The role of the person-in-plant goes beyond providing oversight at the manufacturing site. An experienced drug substance consultant can also provide a point of view on physical chemistry processes taking place – both the good and the bad.

“When I’m returning from a site visit, I start to document observations while they are fresh in my mind,” Dan says. “That might be concerns I have about batches I observed that weren’t a problem at the time, but could become a problem in the future, such as slower-than-expected filtration or product consistency, and to recommend some change control or remediation steps.”

Brian adds that it’s also important to highlight what worked well. For example, there might be a facilities mechanic who goes above and beyond to keep the process moving forward. “These are all things that have to be in a well-rounded site wrap-up report,” Brian notes.

One important consideration for any observer is to recognize that processes might not always be the same for every production cycle.
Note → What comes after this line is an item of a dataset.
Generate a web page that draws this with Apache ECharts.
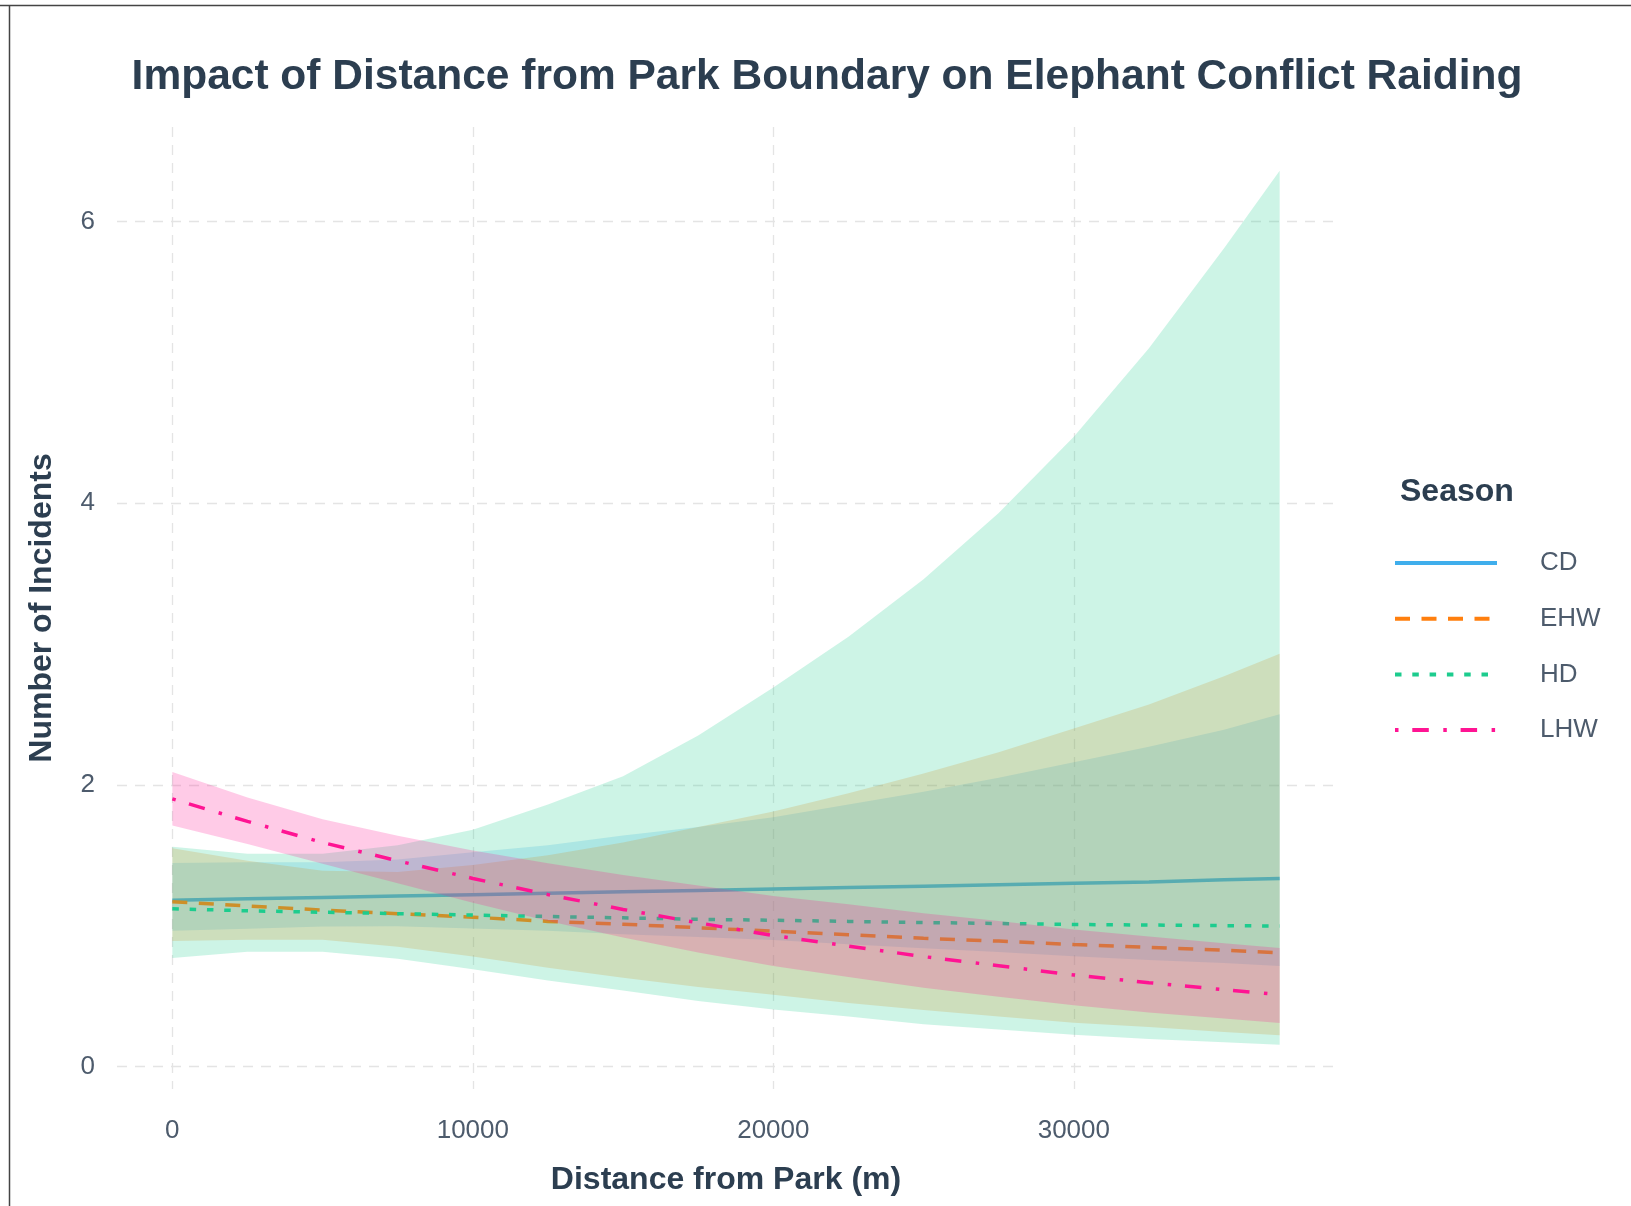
<!DOCTYPE html>
<html>
<head>
<meta charset="UTF-8"/>
<title>Elephant Conflict Raiding</title>
<script src="https://cdn.jsdelivr.net/npm/echarts@6.0.0/dist/echarts.min.js"></script>
</head>
<body style="margin:0;background:#ffffff;">
<div id="main" style="width:1631px;height:1206px;"></div>
<script>
// distance from park boundary (m)
var distance = [0, 2500, 5000, 7500, 10000, 12500, 15000, 17500, 20000, 22500, 25000, 27500, 30000, 32500, 35000, 36850];

// fitted incidents + ribbon bounds, per season
var cdFit   = [1.18, 1.19, 1.20, 1.21, 1.22, 1.23, 1.24, 1.25, 1.26, 1.27, 1.28, 1.29, 1.30, 1.31, 1.325, 1.335];
var cdHigh  = [1.445, 1.45, 1.45, 1.47, 1.52, 1.57, 1.64, 1.70, 1.77, 1.86, 1.95, 2.05, 2.16, 2.27, 2.39, 2.50];
var cdLow   = [0.964, 0.977, 0.993, 0.996, 0.979, 0.964, 0.938, 0.919, 0.897, 0.867, 0.84, 0.812, 0.782, 0.756, 0.735, 0.713];

var ehwFit  = [1.17, 1.14, 1.11, 1.085, 1.06, 1.03, 1.01, 0.985, 0.96, 0.935, 0.91, 0.89, 0.866, 0.845, 0.825, 0.807];
var ehwHigh = [1.55, 1.46, 1.39, 1.38, 1.43, 1.50, 1.59, 1.70, 1.81, 1.94, 2.08, 2.23, 2.40, 2.57, 2.77, 2.93];
var ehwLow  = [0.89, 0.90, 0.90, 0.85, 0.78, 0.70, 0.63, 0.565, 0.51, 0.45, 0.40, 0.355, 0.31, 0.28, 0.245, 0.222];

var hdFit   = [1.12, 1.105, 1.095, 1.085, 1.075, 1.065, 1.055, 1.045, 1.038, 1.03, 1.022, 1.015, 1.008, 1.004, 1.0, 0.997];
var hdHigh  = [1.56, 1.51, 1.51, 1.57, 1.68, 1.86, 2.06, 2.35, 2.69, 3.05, 3.46, 3.93, 4.47, 5.10, 5.81, 6.36];
var hdLow   = [0.77, 0.815, 0.815, 0.765, 0.69, 0.61, 0.54, 0.465, 0.405, 0.355, 0.30, 0.262, 0.225, 0.195, 0.172, 0.155];

var lhwFit  = [1.90, 1.74, 1.59, 1.46, 1.335, 1.22, 1.115, 1.02, 0.93, 0.855, 0.78, 0.715, 0.65, 0.595, 0.545, 0.51];
var lhwHigh = [2.09, 1.91, 1.756, 1.638, 1.534, 1.442, 1.359, 1.284, 1.211, 1.152, 1.088, 1.033, 0.972, 0.922, 0.875, 0.841];
var lhwLow  = [1.71, 1.58, 1.44, 1.301, 1.162, 1.032, 0.915, 0.81, 0.714, 0.635, 0.559, 0.495, 0.434, 0.384, 0.34, 0.309];

var seasons = ['CD', 'EHW', 'HD', 'LHW'];

var seasonData = [
    {fit: cdFit, high: cdHigh, low: cdLow, color: '#3FAEEC', dash: 'solid'},
    {fit: ehwFit, high: ehwHigh, low: ehwLow, color: '#FF7F0E', dash: [15, 11.5]},
    {fit: hdFit, high: hdHigh, low: hdLow, color: '#1DCC8E', dash: [6.5, 10.8]},
    {fit: lhwFit, high: lhwHigh, low: lhwLow, color: '#FF1493', dash: [3.5, 13.8, 16.5, 14.5]}
];

function pairs(ys) {
    return distance.map(function (d, i) { return [d, ys[i]]; });
}

// confidence band drawn as one polygon through the axis scales
function ribbon(name, s, z) {
    return {
        name: name + ' ribbon',
        type: 'custom',
        silent: true,
        clip: true,
        z: z,
        data: [[distance[0], s.fit[0]]],
        renderItem: function (params, api) {
            var pts = [];
            for (var i = 0; i < distance.length; i++) pts.push(api.coord([distance[i], s.high[i]]));
            for (var j = distance.length - 1; j >= 0; j--) pts.push(api.coord([distance[j], s.low[j]]));
            return {
                type: 'polygon',
                shape: {points: pts},
                style: {fill: s.color, opacity: 0.22}
            };
        }
    };
}

var series = [];
seasons.forEach(function (name, k) {
    var s = seasonData[k];
    series.push(ribbon(name, s, 2 + 2 * k));
    series.push({
        name: name,
        type: 'line',
        z: 3 + 2 * k,
        data: pairs(s.fit),
        symbol: 'none',
        showSymbol: false,
        silent: true,
        itemStyle: {color: s.color},
        lineStyle: {color: s.color, width: 3.5, type: s.dash}
    });
});

var myChart = echarts.init(document.getElementById('main'));
var gridLine = {show: true, showMinLine: false, showMaxLine: false,
    lineStyle: {color: '#e4e4e4', width: 1.3, type: [10, 8]}};
var tickFont = {fontFamily: 'Liberation Sans', fontSize: 26, color: '#4d5b6c'};

option = {
    animation: false,
    backgroundColor: '#ffffff',
    title: [
        {
            text: 'Impact of Distance from Park Boundary on Elephant Conflict Raiding',
            left: 827,
            top: 56,
            textAlign: 'center',
            padding: 0,
            textStyle: {fontFamily: 'Liberation Sans', fontSize: 42.5, fontWeight: 'bold', color: '#2C3E50'}
        },
        {
            text: 'Season',
            left: 1400,
            top: 476,
            padding: 0,
            textStyle: {fontFamily: 'Liberation Sans', fontSize: 32, fontWeight: 'bold', color: '#2C3E50'}
        }
    ],
    legend: {
        data: seasons,
        orient: 'vertical',
        left: 1393,
        top: 550,
        padding: 0,
        itemWidth: 102,
        itemHeight: 30,
        itemGap: 29.7,
        selectedMode: false,
        itemStyle: {opacity: 0, borderWidth: 0},
        lineStyle: {width: 4},
        textStyle: {fontFamily: 'Liberation Sans', fontSize: 26, color: '#4d5b6c', padding: [0, 0, 0, 38]}
    },
    grid: {left: 117, right: 296, top: 127, bottom: 117, containLabel: false},
    xAxis: {
        type: 'value',
        min: -1842,
        max: 38692,
        minInterval: 10000,
        maxInterval: 10000,
        name: 'Distance from Park (m)',
        nameLocation: 'middle',
        nameGap: 75,
        nameTextStyle: {fontFamily: 'Liberation Sans', fontSize: 32, fontWeight: 'bold', color: '#2C3E50'},
        axisLine: {show: false, onZero: false},
        axisTick: {show: false},
        axisLabel: Object.assign({
            margin: 29, showMinLabel: false, showMaxLabel: false,
            formatter: function (v) { return String(v); }
        }, tickFont),
        splitLine: gridLine
    },
    yAxis: {
        type: 'value',
        min: -0.16,
        max: 6.67,
        minInterval: 2,
        maxInterval: 2,
        name: 'Number of Incidents',
        nameLocation: 'middle',
        nameGap: 59,
        nameTextStyle: {fontFamily: 'Liberation Sans', fontSize: 32, fontWeight: 'bold', color: '#2C3E50'},
        axisLine: {show: false, onZero: false},
        axisTick: {show: false},
        axisLabel: Object.assign({margin: 22, showMinLabel: false, showMaxLabel: false}, tickFont),
        splitLine: gridLine
    },
    graphic: [
        {type: 'line', shape: {x1: 0, y1: 5.5, x2: 1631, y2: 5.5}, style: {stroke: '#444444', lineWidth: 1.5}, silent: true},
        {type: 'line', shape: {x1: 9.5, y1: 5, x2: 9.5, y2: 1206}, style: {stroke: '#444444', lineWidth: 1.5}, silent: true}
    ],
    series: series
};
myChart.setOption(option);
</script>
</body>
</html>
“I was watching a validation campaign once where the operators from one night to the next did the batch transfer completely differently through the same equipment,” Dan says. “My jaw dropped and we had some talks with the plant later about the pros and cons, but it made me realize that things aren’t always the same every time you go into production. It’s important to be cognizant of that, but also to realize that the folks on the floor who are running the process, the person who’s writing your batch record, and the analyst handling your in-process controls all want to do a good job. So as an observer, it’s important to treat them well. If you have to reprimand anyone, blame the plant manager, never the person who is turning the wrench for you at 3 a.m.”

Understanding the challenges plant operators face, being empathetic to what they often have to sacrifice to get the production process done on schedule, and developing mutual understanding is all part of building an effective, long-lasting, and trusted relationship with the CMO.